The Evaluation of Preferential Slope Failure and Debris Flow Initiation Locations in Areas of Shallow Soils Overlying Bedrock Using a Meso-Scale Articulated, Adjustible Slope and Rainfall Simulator

Debris flows are a known hazard in southern California where growing numbers of people are moving into the urban-wildland interface, threatening lives and property. A common location to see a debris flow head scarp, particularly in areas of relatively shallow soils overlying bedrock, is on the upper one-third to one-half of an unburned slope at or near the head of a first-order catchment. In a three-year, field-based study involving the monitoring of water level variation in selected slopes matching this description in southern California, the findings indicated that near-surface water levels and the associated pore pressures are relatively and consistently higher in these locations following rainfall events than the rest of the slope. It was hypothesized that this position of elevated water levels and pore pressures in the upper one-third to one-half of the slope near a change from a shallower to a steeper slope (the slope shoulder) was a preferential location for shallow slope failure which could lead to debris flow initiation.
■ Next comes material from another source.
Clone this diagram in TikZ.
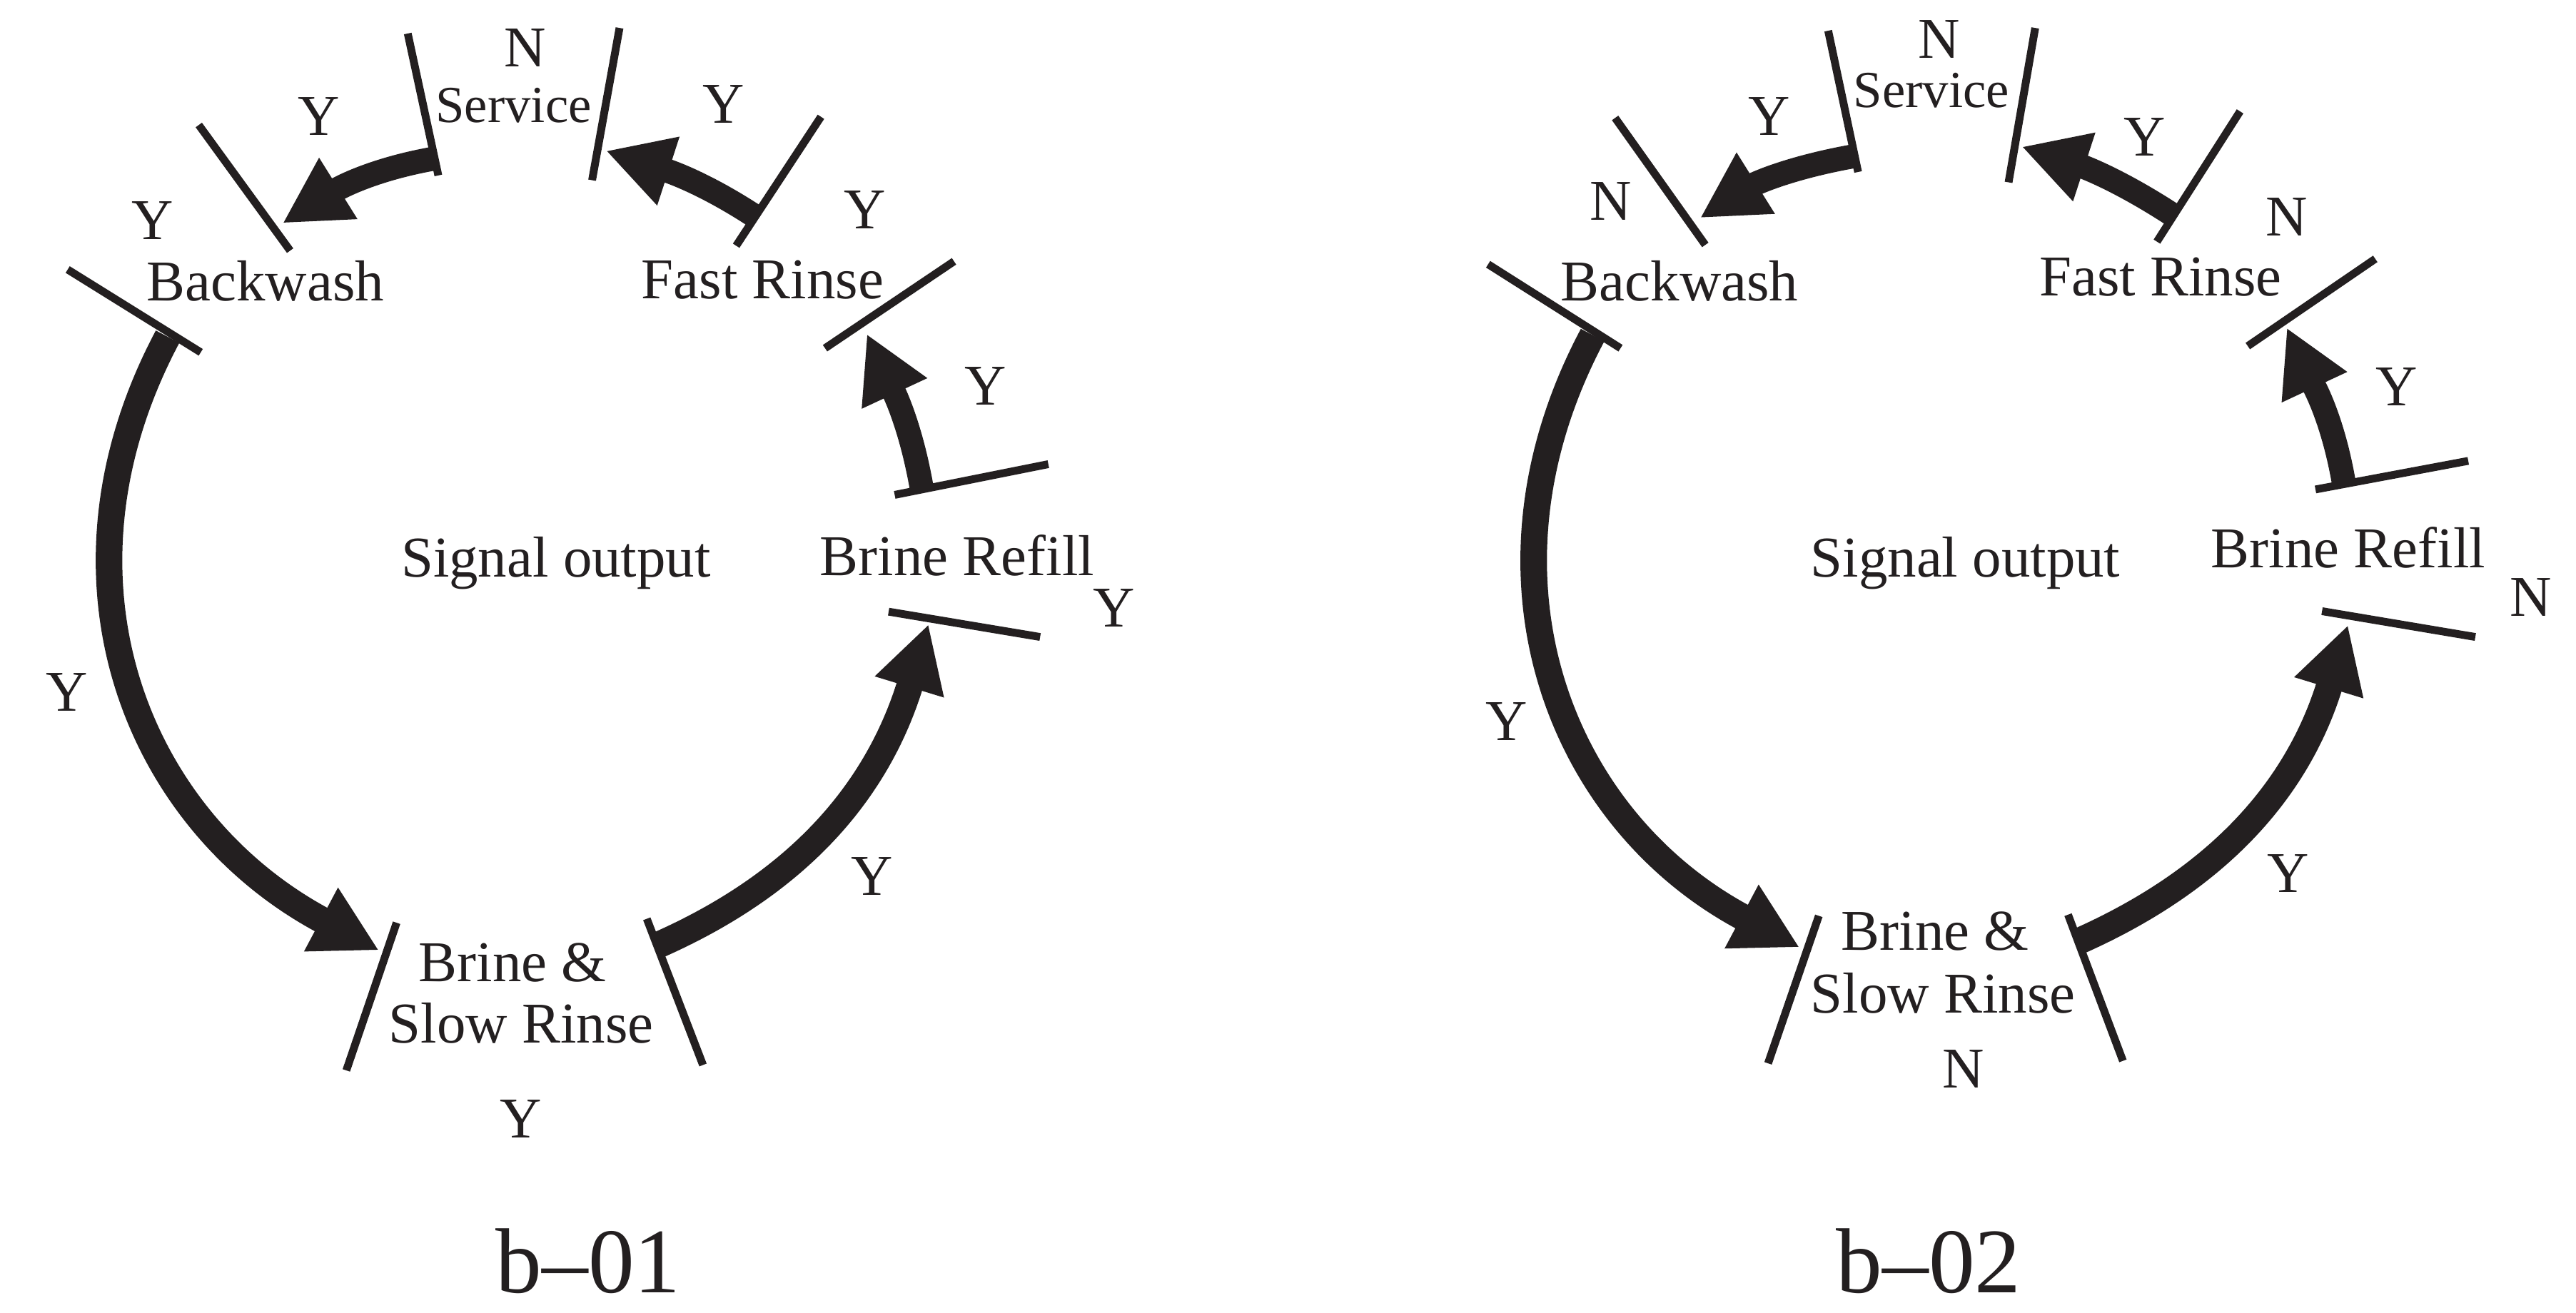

To further evaluate this hypothesis a meso-scale laboratory simulator was constructed to replicate conditions observed in the field. The simulator consisted of an articulated, adjustable artificial slope operated in conjunction with a rainfall simulator capable of producing variable raindrop sizes and rainfall rates. Experiments were conducted involving various combinations of upper and lower slope angles and rainfall rates encompassing both the actual slope conditions found at the field sites as well as a wider range of conditions. Consistent with the findings of the field studies, the laboratory simulations showed elevated water levels in the upper one-half to one-third of the simulated slopes. More significantly, in the laboratory simulations rapid slope failures consistently occurred at the hypothesized location in the upper one-third to one-half of the slopes in the area of the slope shoulder. The results appear to establish the connection between elevated water levels and pore pressures, slope change, and a preferential failure location for shallow slope failure and potential debris flow initiation. Work to further refine the governing conditions is ongoing.